Soon they were talking about living together, about raising a family with kids who’d have her height and financial acumen along and their father’s aplomb. Eventually, he agreed, it was time to meet her parents.
The address was suitably upstate. He had a vision of a lion-topped gate poking out of the woods, the sweeping, gravel-laced drive culminating in a turreted manor. His fear was that they would see right through him. People of the world, of class and genetically-inherited refinement, they would know right away that he was not the genuine Simon but merely an actor who would never find employment again, a stubby, slouchy nobody named Brad. The Wards would surely make some small talk, perhaps invite him for a drink, but then make short work of him. They’d see him off—Camilla, too—their reflections in his rearview mirror palpably beaming relief.
There were woods, alright, but no gate and no lions. The drive was a depression in the dirt. It led not to turrets but to a rusted exhaust pipe puffing atop a beat-up house trailer. Flowers, butterflies, tapuats, and oms dizzily decorated its sides and music from some endangered culture seeped through its window.
Brad just stood there, staring at the Eye of Horus emblazoned on the door, that appeared to look right through him. He was about to turn and get back in his Ferrari when a rangy old man emerged. His dress was what it might have been decades ago—sandals and bellbottoms and a tie-dyed, puff-sleeved shirt. His hair looked like the insides of an exploded dynamo, his skin like sheathes of beef jerky.
“What’s happenin’, dude?” was his only greeting.
“I’m sorry,” Brad stammered. “I must have taken a wrong turn.”

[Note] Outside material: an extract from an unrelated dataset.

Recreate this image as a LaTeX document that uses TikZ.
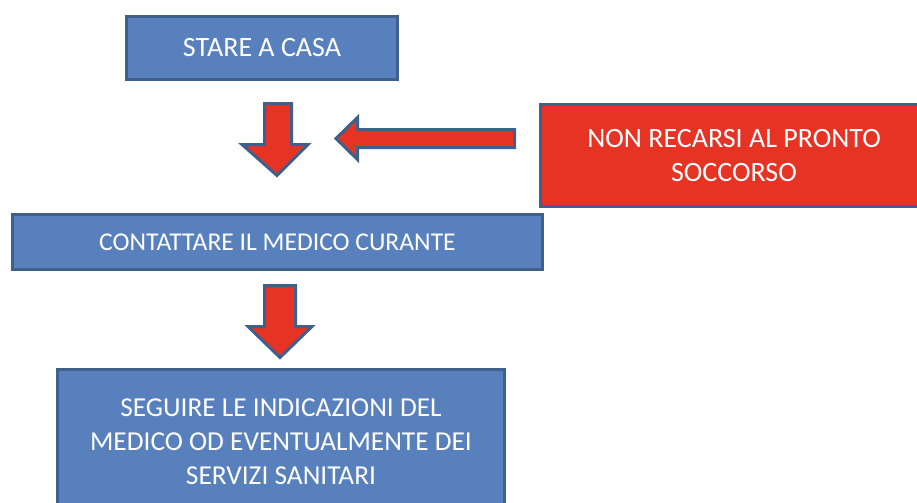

“Don’t we all, baby, don’t we all.”
“I was looking for the Ward residence.”
Rheumy eyes peered over purple glasses. “Ward off evil, maybe. Got stuff for that.”
“Camilla Ward?”
A shuffle of what sounded like empty tin cans and an arpeggio of windchimes preceded the exit of another person, this one in a green batik gypsy skirt, yak wool sweater, and a profusion of ear hoops: his wife. Or who Brad assumed was his wife or at least his woman, equally leathern and frazzle-haired.
“Dude here wants to know about some chick named Camilla,” the old man said to her, and the woman merely shrugged.
“No one around here by that name.” She glanced around the trees. “No one around here, period.”
Brad was getting frustrated, jittery, confused. “You know, Camilla…” Held above his head, his hands indicated her height, and spread at his waist, her width. A finger pushed up between his nostrils showed a beveled nose grooved at the tip.
“Ahh,” the woman sighed and, with a densely kohled eye, winked at him.
“Ahh,” repeated the man and triumphantly lit up a joint.
Together, they called out, “Tallulah!”
Brad gasped as she appeared from behind the trailer.
Barefoot with wildflowers in her basket and dangling from her hair that poured unchanneled over shoulders that were naked except for her sari’s sashes, she tiptoed toward him. Tossing her hair back, she proffered him a false pennyroyal.
He gasped, “Tallulah?” but received only a smile and a glint of gold-flecked pupils, followed by a question of her own.
“Simon?” she asked, and he could almost hear the canned laughter.